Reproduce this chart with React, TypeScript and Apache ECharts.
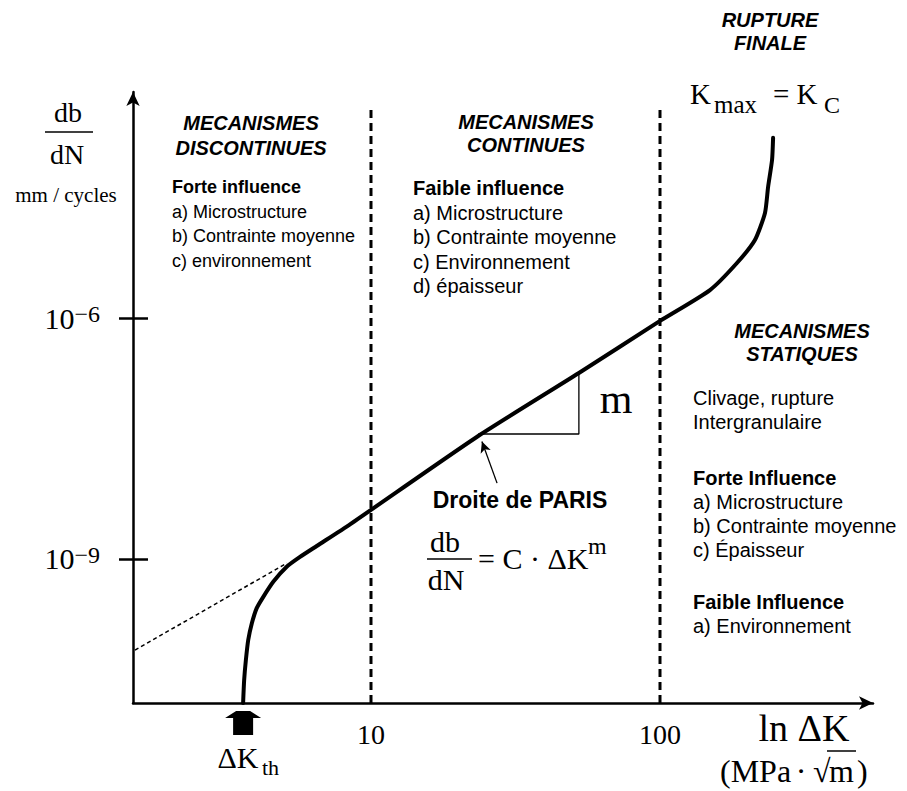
import React, { useEffect, useRef } from 'react';
import * as echarts from 'echarts';

// ---- data (ΔK in MPa·√m, growth rate db/dN in mm/cycle) ----
const curveDK = [3.61, 3.64, 3.69, 3.76, 3.87, 4.02, 4.24, 4.59, 5.11, 5.68, 6.49, 8.46, 23.5, 52.4, 100, 148.9, 184.6, 213, 230.8, 236.6, 244.2, 246.2];
const curveRate = [1.61e-11, 3.1e-11, 5.5e-11, 9.8e-11, 1.58e-10, 2.43e-10, 3.38e-10, 5.2e-10, 8.0e-10, 1.06e-9, 1.45e-9, 2.7e-9, 3.4e-8, 2.07e-7, 9.2e-7, 2.23e-6, 4.84e-6, 9.35e-6, 2.03e-5, 4.28e-5, 9.3e-5, 1.75e-4];
const parisExtDK = [1.525, 5.12];
const parisExtRate = [7.34e-11, 8.9e-10];
const regimeBoundsDK = [10, 100];
const boundaryTopRate = 4.5e-4;
const triangleDK = [23.5, 52.4, 52.4];
const triangleRate = [3.6e-8, 3.6e-8, 2.07e-7];
const pointerDK = [27.3, 24.2];
const pointerRate = [8.8e-9, 2.9e-8];
const thresholdDK = 3.61;
const xTickValues = [10, 100];
const yTickExponents = [-9, -6];
const xLogRange = [0.1765, 2.737];
const yLogRange = [-10.793, -3.186];

const L = Math.log10;
const SANS = 'Liberation Sans, Arial, Helvetica, sans-serif';
const SERIF = 'Liberation Serif, Times New Roman, serif';

function txt(x: number, y: number, text: string, fontSize: number, opts: any = {}) {
  return {
    type: 'text',
    x,
    y,
    silent: true,
    style: {
      text,
      fontSize,
      fontFamily: opts.serif ? SERIF : SANS,
      fontWeight: opts.bold ? 'bold' : 'normal',
      fontStyle: opts.italic ? 'italic' : 'normal',
      fill: '#000',
      align: opts.align || 'left',
      verticalAlign: 'middle',
    },
  };
}
function hline(x1: number, x2: number, y: number, w = 1.5) {
  return { type: 'line', silent: true, shape: { x1, y1: y, x2, y2: y }, style: { stroke: '#000', lineWidth: w } };
}

function buildOption() {
  const yMin = yLogRange[0];
  const lineSeries = (xs: number[], ys: number[], style: any, z = 2) => ({
    type: 'line',
    data: xs.map((v, i) => [L(v), L(ys[i])]),
    showSymbol: false,
    symbol: 'none',
    lineStyle: { color: '#000', ...style },
    silent: true,
    z,
    clip: false,
  });

  const graphics: any[] = [
    // y-axis title
    txt(68, 112, 'db', 28, { serif: true, align: 'center' }),
    hline(45, 93, 132, 1.5),
    txt(67, 154, 'dN', 28, { serif: true, align: 'center' }),
    txt(66, 195, 'mm / cycles', 21, { serif: true, align: 'center' }),
    // top right
    txt(770, 20, 'RUPTURE', 20, { bold: true, italic: true, align: 'center' }),
    txt(770, 43, 'FINALE', 20, { bold: true, italic: true, align: 'center' }),
    txt(690, 94, 'K', 29, { serif: true }),
    txt(714, 104, 'max', 25, { serif: true }),
    txt(773, 94, '= K', 29, { serif: true }),
    txt(824, 105, 'C', 24, { serif: true }),
    // block 1
    txt(251, 123, 'MECANISMES', 20, { bold: true, italic: true, align: 'center' }),
    txt(251, 148, 'DISCONTINUES', 20, { bold: true, italic: true, align: 'center' }),
    txt(172, 187, 'Forte influence', 18, { bold: true }),
    txt(172, 211.5, 'a) Microstructure', 18),
    txt(172, 236, 'b) Contrainte moyenne', 18),
    txt(172, 260.5, 'c) environnement', 18),
    // block 2
    txt(526, 122, 'MECANISMES', 20, { bold: true, italic: true, align: 'center' }),
    txt(526, 145, 'CONTINUES', 20, { bold: true, italic: true, align: 'center' }),
    txt(413, 188, 'Faible influence', 20, { bold: true }),
    txt(413, 212.5, 'a) Microstructure', 20),
    txt(413, 237, 'b) Contrainte moyenne', 20),
    txt(413, 261.5, 'c) Environnement', 20),
    txt(413, 286, 'd) épaisseur', 20),
    // block 3
    txt(802, 331, 'MECANISMES', 20, { bold: true, italic: true, align: 'center' }),
    txt(802, 354, 'STATIQUES', 20, { bold: true, italic: true, align: 'center' }),
    txt(693, 398, 'Clivage, rupture', 20),
    txt(693, 422, 'Intergranulaire', 20),
    txt(693, 478, 'Forte Influence', 20, { bold: true }),
    txt(693, 502, 'a) Microstructure', 20),
    txt(693, 526, 'b) Contrainte moyenne', 20),
    txt(693, 550, 'c) Épaisseur', 20),
    txt(693, 602, 'Faible Influence', 20, { bold: true }),
    txt(693, 626, 'a) Environnement', 20),
    // slope label
    txt(616, 399, 'm', 42, { serif: true, align: 'center' }),
    // Paris law
    txt(520, 500, 'Droite de PARIS', 23, { bold: true, align: 'center' }),
    txt(445, 541, 'db', 30, { serif: true, align: 'center' }),
    hline(427, 472, 559, 1.5),
    txt(446, 579, 'dN', 30, { serif: true, align: 'center' }),
    txt(478, 558, '= C · ΔK', 30, { serif: true }),
    txt(588, 546, 'm', 24, { serif: true }),
    // threshold label
    txt(238, 757, 'ΔK', 30, { serif: true, align: 'center' }),
    txt(262, 767, 'th', 22, { serif: true }),
    // x-axis title
    txt(804, 728, 'ln ΔK', 38, { serif: true, align: 'center' }),
    txt(720, 771, '(MPa', 32, { serif: true }),
    txt(801, 771, '·', 32, { serif: true, align: 'center' }),
    txt(813, 771, '√', 32, { serif: true }),
    txt(829, 771, 'm', 32, { serif: true }),
    txt(857, 771, ')', 32, { serif: true }),
    hline(827, 856, 751, 1.5),
  ];

  const tickSet = yTickExponents.slice();

  return {
    animation: false,
    backgroundColor: '#fff',
    grid: { left: 133, right: 34, top: 92, bottom: 88, containLabel: false, outerBoundsMode: 'none' },
    xAxis: {
      type: 'value',
      min: xLogRange[0],
      max: xLogRange[1],
      splitLine: { show: false },
      axisLine: {
        show: true,
        onZero: false,
        symbol: ['none', 'arrow'],
        symbolSize: [10, 14],
        lineStyle: { color: '#000', width: 2.5 },
      },
      axisTick: { show: false },
      axisLabel: {
        customValues: xTickValues.map((v) => L(v)),
        formatter: (v: number) => String(Math.round(Math.pow(10, v))),
        fontFamily: SERIF,
        fontSize: 28,
        color: '#000',
        margin: 17,
      },
    },
    yAxis: [
      {
        type: 'value',
        min: yLogRange[0],
        max: yLogRange[1],
        splitLine: { show: false },
        axisLine: {
          show: true,
          onZero: false,
          symbol: ['none', 'arrow'],
          symbolSize: [10, 14],
          lineStyle: { color: '#000', width: 2.5 },
        },
        axisTick: { show: true, customValues: tickSet, length: 14, inside: false, lineStyle: { color: '#000', width: 2.5 } },
        axisLabel: {
          customValues: tickSet,
          formatter: (v: number) => `{b|10}{s|−${Math.abs(Math.round(v))}}`,
          margin: 33,
          rich: {
            b: { fontFamily: SERIF, fontSize: 30, color: '#000', lineHeight: 32 },
            s: { fontFamily: SERIF, fontSize: 24, color: '#000', verticalAlign: 'top', lineHeight: 20 },
          },
        },
      },
      {
        type: 'value',
        position: 'left',
        min: yLogRange[0],
        max: yLogRange[1],
        splitLine: { show: false },
        axisLine: { show: false, onZero: false },
        axisTick: { show: true, customValues: tickSet, length: 15, inside: true, lineStyle: { color: '#000', width: 2.5 } },
        axisLabel: { show: false },
      },
    ],
    series: [
      ...regimeBoundsDK.map((k) =>
        lineSeries([k, k], [Math.pow(10, yMin), boundaryTopRate], { width: 3, type: [8, 5] }, 1)
      ),
      lineSeries(parisExtDK, parisExtRate, { width: 1.5, type: [4, 3] }, 1),
      lineSeries(triangleDK, triangleRate, { width: 1.3 }, 1),
      {
        type: 'line',
        data: [],
        silent: true,
        markLine: {
          silent: true,
          symbol: ['none', 'arrow'],
          symbolSize: [8, 11],
          label: { show: false },
          lineStyle: { color: '#000', width: 1.3, type: 'solid' },
          data: [[
            { coord: [L(pointerDK[0]), L(pointerRate[0])] },
            { coord: [L(pointerDK[1]), L(pointerRate[1])] },
          ]],
        },
      },
      { ...lineSeries(curveDK, curveRate, { width: 4, cap: 'round', join: 'round' }, 3), smooth: 0.2 },
      {
        type: 'scatter',
        data: [[L(thresholdDK), yMin]],
        symbol: 'path://M11,0 L25,0 L36,7 L28,7 L28,24 L8,24 L8,7 L0,7 Z',
        symbolSize: [36, 24],
        symbolOffset: [0, 20],
        itemStyle: { color: '#000', opacity: 1 },
        silent: true,
        clip: false,
        z: 4,
      },
    ],
    graphic: graphics,
  };
}

export default function App() {
  const ref = useRef<HTMLDivElement>(null);
  useEffect(() => {
    if (!ref.current) return;
    const chart = echarts.init(ref.current, null, { renderer: 'svg' });
    chart.setOption(buildOption() as any);
    return () => chart.dispose();
  }, []);
  return (
    <div
      ref={ref}
      style={{ position: 'absolute', left: 0, top: 0, width: 907, height: 791, background: '#fff' }}
    />
  );
}
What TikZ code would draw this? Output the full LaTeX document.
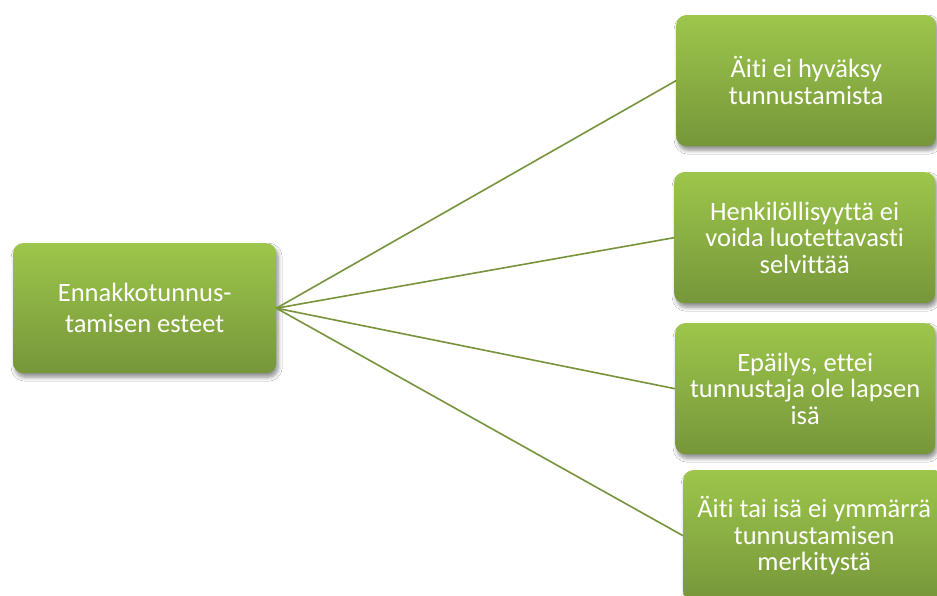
\documentclass[tikz,border=0pt]{standalone}
\usepackage{fontspec}
\setmainfont{Carlito}[Ligatures={NoCommon}]
\usetikzlibrary{shadows.blur}
\definecolor{gtop}{HTML}{9DC64B}
\definecolor{gbot}{HTML}{76963A}
\definecolor{lin}{HTML}{77933C}
\tikzset{
  box/.style={rounded corners=10pt, top color=gtop, bottom color=gbot, draw=none,
    minimum width=262pt, minimum height=131pt, inner sep=0pt, anchor=north west,
    text=white, align=center,
    blur shadow={shadow xshift=2pt, shadow yshift=-4pt, shadow blur steps=6, shadow opacity=45, shadow blur radius=4pt}},
  rtext/.style={font=\fontsize{26.5}{26.7}\selectfont},
  ltext/.style={font=\fontsize{26.5}{31}\selectfont},
  conn/.style={draw=lin, line width=1.6pt}
}
\begin{document}
\begin{tikzpicture}[x=1pt,y=-1pt]
\clip (0,0) rectangle (937,596);
\fill[white] (0,0) rectangle (937,596);
\node[box, ltext, minimum width=263pt, minimum height=130pt] (L) at (13,243) {Ennakkotunnus-\\tamisen esteet};
\node[box, rtext, minimum width=260pt] (A) at (676,15) {Äiti ei hyväksy\\tunnustamista};
\node[box, rtext, minimum width=261pt] (B) at (674,172) {Henkilöllisyyttä ei\\voida luotettavasti\\selvittää};
\node[box, rtext, minimum width=260pt] (C) at (675,323) {Epäilys, ettei\\tunnustaja ole lapsen\\isä};
\node[box, rtext] (D) at (683,470) {Äiti tai isä ei ymmärrä\\tunnustamisen\\merkitystä};
\draw[conn] (L.east) -- (A.west);
\draw[conn] (L.east) -- (B.west);
\draw[conn] (L.east) -- (C.west);
\draw[conn] (L.east) -- (D.west);
\end{tikzpicture}
\end{document}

|---|

**Written instruction**
Take the material above from its first line through the line holding "import * as echarts from 'echarts';" and set it down exactly, without the pictures.

**Solution for this task**
Reproduce this chart with React, TypeScript and Apache ECharts.
import React, { useEffect, useRef } from 'react';
import * as echarts from 'echarts';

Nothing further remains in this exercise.